Comment 5: 174 "The authors identified 13 physics concepts (see Table 2) that are discussed
within the /.../" - further explain this claim, link them to "Pilars"
Response 5: Yes, thank you, we tried to clarify it in Table 2, and lines 179-195.
Comment 6: "identify Ohm's Law and Electromagnetic induction as physics concepts discussed in the material" - you mentioned that you deal with forces, etc. What's the connection?
Response 6: On line 208, there is a list of falsely identified concepts. Of course, there is no real link (at the level of the textbook analysed) between Forces and Electromagnetic Induction; however, we tried to hypothesise how the concept could be generated.
Comment 7: In the methodological part, it would be useful to add a diagram, a flowchart, and mind maps (algorithm) of the research to make the solved problem more transparent. From the written text, it is very complicated to follow the conducted research.
Response 7: We added a concept map to illustrate how we gained data from the LLM to further evaluate their performance for a specific task, Figure 2.
Comments 8 to 10, details relevant to Comment 2.
Response: Thanks for the details. We have made changes, as mentioned in Response 2.
Comment 11: Consider, and perhaps at least in Conclusion, also point out how and whether textbooks (teaching materials) are appropriately made and whether they highlight the correctness and balance of all five pillars, as this theory is primarily intended to transform the school curriculum.
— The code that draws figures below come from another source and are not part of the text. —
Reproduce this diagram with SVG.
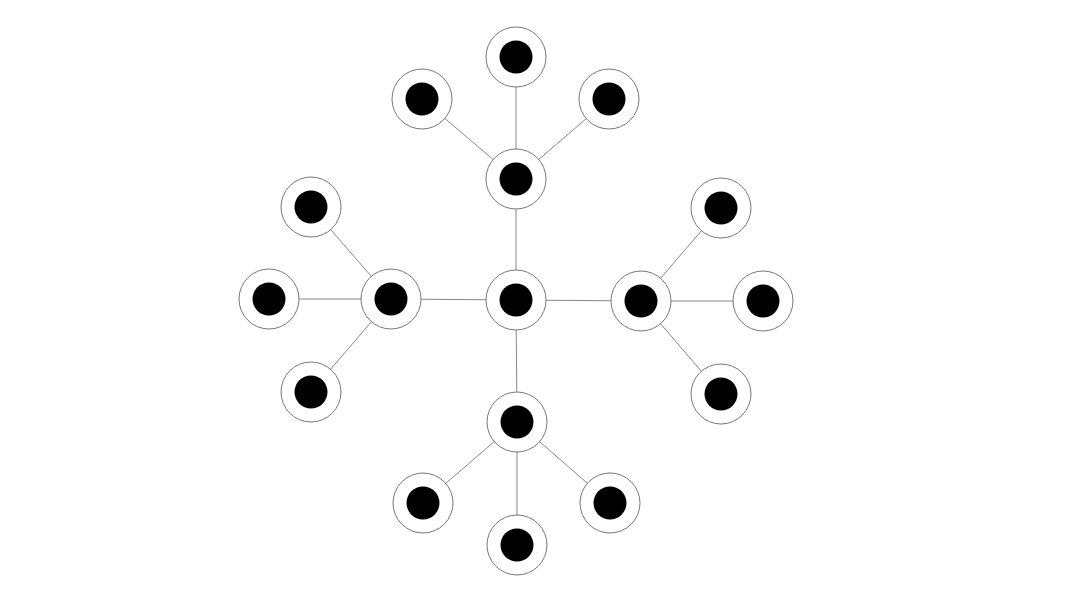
<svg xmlns="http://www.w3.org/2000/svg" width="1075" height="606" viewBox="0 0 1075 606">
<style>
.e{stroke:#888;stroke-width:1;fill:none}
.o{fill:#fff;stroke:#777;stroke-width:1}
.i{fill:#000}
</style>
<defs>
<g id="n"><circle class="o" r="30"/><circle class="i" r="16.5"/></g>
</defs>
<rect width="1075" height="606" fill="#fff"/>
<g id="connectors">
<line class="e" x1="516" y1="300" x2="516" y2="179"/>
<line class="e" x1="516" y1="300" x2="391" y2="299"/>
<line class="e" x1="516" y1="300" x2="641" y2="301"/>
<line class="e" x1="516" y1="300" x2="517" y2="422"/>
<line class="e" x1="516" y1="179" x2="516" y2="57"/>
<line class="e" x1="516" y1="179" x2="422" y2="99"/>
<line class="e" x1="516" y1="179" x2="609" y2="99"/>
<line class="e" x1="391" y1="299" x2="311" y2="207"/>
<line class="e" x1="391" y1="299" x2="269" y2="299"/>
<line class="e" x1="391" y1="299" x2="311" y2="392"/>
<line class="e" x1="641" y1="301" x2="721" y2="208"/>
<line class="e" x1="641" y1="301" x2="763" y2="301"/>
<line class="e" x1="641" y1="301" x2="721" y2="394"/>
<line class="e" x1="517" y1="422" x2="423" y2="503"/>
<line class="e" x1="517" y1="422" x2="517" y2="545"/>
<line class="e" x1="517" y1="422" x2="610" y2="503"/>
</g>
<g id="center"><use href="#n" x="516" y="300"/></g>
<g id="top"><use href="#n" x="516" y="179"/></g>
<g id="top-top"><use href="#n" x="516" y="57"/></g>
<g id="top-left"><use href="#n" x="422" y="99"/></g>
<g id="top-right"><use href="#n" x="609" y="99"/></g>
<g id="left"><use href="#n" x="391" y="299"/></g>
<g id="left-top"><use href="#n" x="311" y="207"/></g>
<g id="left-left"><use href="#n" x="269" y="299"/></g>
<g id="left-bottom"><use href="#n" x="311" y="392"/></g>
<g id="right"><use href="#n" x="641" y="301"/></g>
<g id="right-top"><use href="#n" x="721" y="208"/></g>
<g id="right-right"><use href="#n" x="763" y="301"/></g>
<g id="right-bottom"><use href="#n" x="721" y="394"/></g>
<g id="bottom"><use href="#n" x="517" y="422"/></g>
<g id="bottom-left"><use href="#n" x="423" y="503"/></g>
<g id="bottom-bottom"><use href="#n" x="517" y="545"/></g>
<g id="bottom-right"><use href="#n" x="610" y="503"/></g>
</svg>
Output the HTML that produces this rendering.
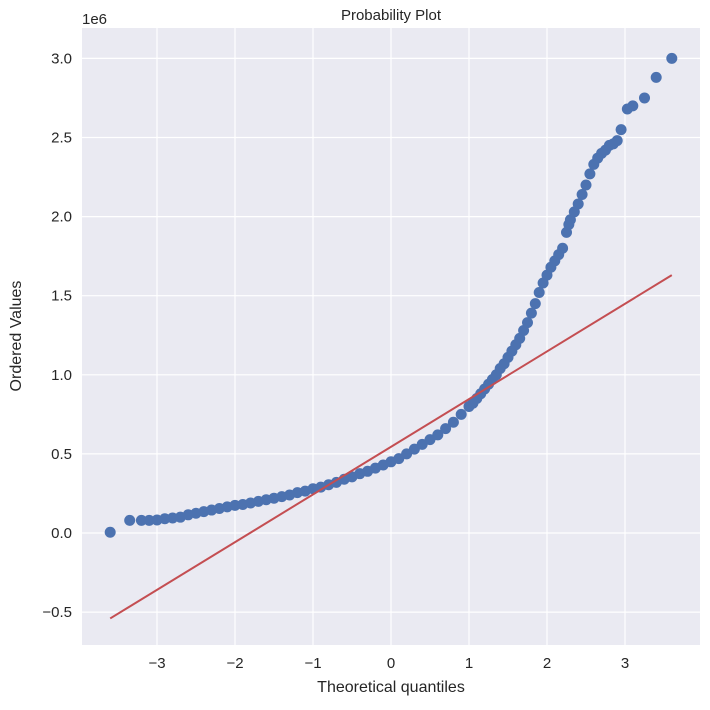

Response 11: This is focused on in our previous article, reference 8. Here, we would like to avoid over-generalisation, so we only added some ideas to the Conclusion, lines 285 to 295.
Author Response File:
Author Response.docx
Round 2
Reviewer 1 Report
Comments and Suggestions for AuthorsThe authors have addressed all my previous review comments and the paper has improved significantly. I recommend accept.
Author Response
I appreciate your support; the first review really improved the manuscript.
Reviewer 2 Report
Comments and Suggestions for AuthorsThe authors have improved their contributions, taking into account most of the comments and reasoning them appropriately. Certainly, the article could be further improved, especially with the addition of Figure 2.
In Figure 2, try to follow the whole process in more detail, using standardised symbols (https://studyglance.in/c/display.php?tno=5&topic=Algorithms-and-Flow-Chart). It would be necessary to add a colour legend. Why did you use different colours?
Author Response
Comments: The authors have improved their contributions, taking into account most of the comments and reasoning them appropriately. Certainly, the article could be further improved, especially with the addition of Figure 2.
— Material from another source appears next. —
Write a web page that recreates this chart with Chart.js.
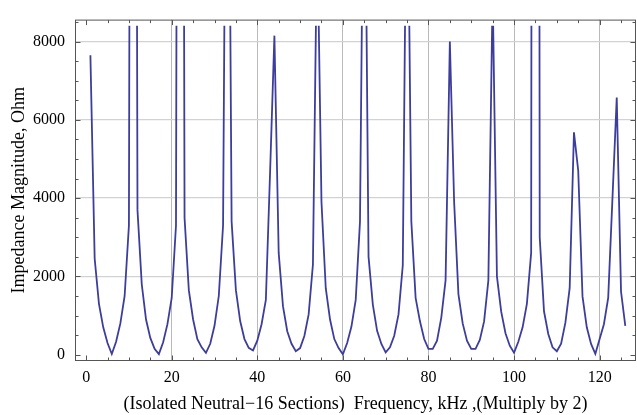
<!DOCTYPE html>
<html>
<head>
<meta charset="utf-8">
<script src="https://cdn.jsdelivr.net/npm/chart.js@4.4.1/dist/chart.umd.min.js"></script>
<style>
  html, body { margin: 0; padding: 0; background: #fff; }
  #chart { display: block; }
</style>
</head>
<body>
<canvas id="chart" width="637" height="415"></canvas>
<script>
// frequency samples (kHz / 2)
const freq = [
  1, 2, 3, 4, 5, 6, 7, 8, 9, 10,
  11, 12, 13, 14, 15, 16, 17, 18, 19, 20,
  21, 22, 23, 24, 25, 26, 27, 28, 29, 30,
  31, 32, 33, 34, 35, 36, 37, 38, 39, 40,
  41, 42, 43, 44, 45, 46, 47, 48, 49, 50,
  51, 52, 53, 54, 55, 56, 57, 58, 59, 60,
  61, 62, 63, 64, 65, 66, 67, 68, 69, 70,
  71, 72, 73, 74, 75, 76, 77, 78, 79, 80,
  81, 82, 83, 84, 85, 86, 87, 88, 89, 90,
  91, 92, 93, 94, 95, 96, 97, 98, 99, 100,
  101, 102, 103, 104, 105, 106, 107, 108, 109, 110,
  111, 112, 113, 114, 115, 116, 117, 118, 119, 120,
  121, 122, 123, 124, 125, 126
]

// |Z| in ohm, resonances run far past the plot range
const impedance = [
  7650, 2450, 1300, 700, 300, 20, 330, 800, 1500, 3300,
  50000, 3700, 1800, 900, 430, 150, 15, 320, 780, 1450,
  3300, 50000, 3500, 1650, 900, 400, 190, 50, 280, 740,
  1500, 3300, 20000, 3400, 1650, 860, 400, 175, 110, 360,
  780, 1400, 4700, 8150, 2600, 1240, 600, 280, 90, 170,
  480, 1030, 2300, 11000, 3900, 1700, 900, 400, 170, 10,
  300, 720, 1400, 3400, 15000, 2500, 1280, 610, 276, 60,
  190, 485, 1030, 2285, 14000, 3400, 1450, 860, 400, 150,
  150, 360, 950, 1900, 8000, 3900, 1550, 800, 360, 150,
  150, 380, 850, 1900, 9300, 2000, 1100, 550, 230, 50,
  330, 700, 1300, 2600, 100000, 3000, 1110, 530, 190, 90,
  280, 820, 1700, 5680, 4700, 1490, 700, 276, 25, 400,
  780, 1450, 4000, 6570, 1615, 740
]

const xTicks = [0, 20, 40, 60, 80, 100, 120]
const yTicks = [0, 2000, 4000, 6000, 8000]
const xMinor = [0, 5, 10, 15, 20, 25, 30, 35, 40, 45, 50, 55, 60, 65, 70, 75, 80, 85, 90, 95, 100, 105, 110, 115, 120, 125]
const yMinor = [0, 500, 1000, 1500, 2000, 2500, 3000, 3500, 4000, 4500, 5000, 5500, 6000, 6500, 7000, 7500, 8000, 8500]
const yCut = 8400

const serif = 'Liberation Serif, Times New Roman, serif'

// cut the curve at the top of the plot range
const rangeClip = {
  id: 'rangeClip',
  beforeDatasetsDraw(chart) {
    const { ctx, chartArea } = chart
    const top = chart.scales.y.getPixelForValue(yCut)
    ctx.save()
    ctx.beginPath()
    ctx.rect(chartArea.left, top, chartArea.right - chartArea.left, chartArea.bottom - top)
    ctx.clip()
  },
  afterDatasetsDraw(chart) {
    chart.ctx.restore()
  }
}

// frame with inward ticks on all four sides
const frame = {
  id: 'frame',
  afterDraw(chart) {
    const { ctx, chartArea: a, scales } = chart
    const l = a.left + 0.5, r = a.right - 0.5, t = a.top + 0.5, b = a.bottom - 0.5
    ctx.save()
    ctx.strokeStyle = '#555'
    ctx.lineWidth = 1
    ctx.strokeRect(l, t, r - l, b - t)
    ctx.beginPath()
    xMinor.forEach(v => {
      const x = Math.round(scales.x.getPixelForValue(v)) + 0.5
      const len = xTicks.includes(v) ? 5 : 3
      ctx.moveTo(x, b); ctx.lineTo(x, b - len)
      ctx.moveTo(x, t); ctx.lineTo(x, t + len)
    })
    yMinor.forEach(v => {
      const y = Math.round(scales.y.getPixelForValue(v)) + 0.5
      const len = yTicks.includes(v) ? 5 : 3
      ctx.moveTo(l, y); ctx.lineTo(l + len, y)
      ctx.moveTo(r, y); ctx.lineTo(r - len, y)
    })
    ctx.stroke()
    ctx.restore()
  }
}

new Chart(document.getElementById('chart'), {
  type: 'line',
  data: {
    datasets: [{
      data: freq.map((f, i) => ({ x: f, y: impedance[i] })),
      borderColor: '#3d3d9c',
      borderWidth: 1.8,
      pointRadius: 0,
      tension: 0,
      fill: false
    }]
  },
  options: {
    responsive: false,
    animation: false,
    devicePixelRatio: 1,
    layout: { padding: { top: 14, right: 1, left: 0, bottom: 0 } },
    plugins: { legend: { display: false }, tooltip: { enabled: false } },
    scales: {
      x: {
        type: 'linear',
        min: -2.6,
        max: 128.5,
        afterBuildTicks(scale) { scale.ticks = xTicks.map(v => ({ value: v })) },
        afterFit(scale) { scale.height = 54 },
        grid: {
          drawTicks: false,
          color: ctx => ctx.tick && ctx.tick.value === 0 ? 'rgba(0,0,0,0)' : '#b9b9b9',
          lineWidth: 1
        },
        border: { display: false },
        ticks: {
          color: '#000',
          padding: 7,
          maxRotation: 0,
          font: { family: serif, size: 16 },
          callback: v => String(v)
        },
        title: {
          display: true,
          text: '(Isolated Neutral\u221216 Sections)  Frequency, kHz ,(Multiply by 2)',
          color: '#000',
          font: { family: serif, size: 18 },
          padding: { top: 0, bottom: 0 }
        }
      },
      y: {
        type: 'linear',
        min: -160,
        max: 8560,
        afterBuildTicks(scale) { scale.ticks = yTicks.map(v => ({ value: v })) },
        afterFit(scale) { scale.width = 75 },
        grid: {
          drawTicks: false,
          color: ctx => ctx.tick && ctx.tick.value === 0 ? 'rgba(0,0,0,0)' : '#d2d2d2',
          lineWidth: 1.3
        },
        border: { display: false },
        ticks: {
          color: '#000',
          padding: 10,
          font: { family: serif, size: 16 },
          callback: v => String(v)
        },
        title: {
          display: true,
          text: 'Impedance Magnitude, Ohm',
          color: '#000',
          font: { family: serif, size: 18 },
          padding: { top: 8, bottom: 0 }
        }
      }
    }
  },
  plugins: [rangeClip, frame]
})
</script>
</body>
</html>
In Figure 2, try to follow the whole process in more detail, using standardised symbols (https://studyglance.in/c/display.php?tno=5&topic=Algorithms-and-Flow-Chart). It would be necessary to add a colour legend. Why did you use different colours?
Response: Thank you for the review. We initially did not use standard symbols - I don't know why. We probably were too focused on the pedagogical aspect of the topic. Of course, standardisation in symbols is a great help in the readability of the flowchart. The colours are not necessary in the flowchart; we have removed them. I appreciate your support. The review really increased the quality of the article. As we note in conclusion, we are going to apply the MAXQDA methods to analyze a whole textbook; and, at the same time, we are going to search for answers which pillars (which neural networks) are reasonable to develop through physics education at various ages. We can expect initial results in about one year, but to obtain more comprehensive results, we need longitudinal research.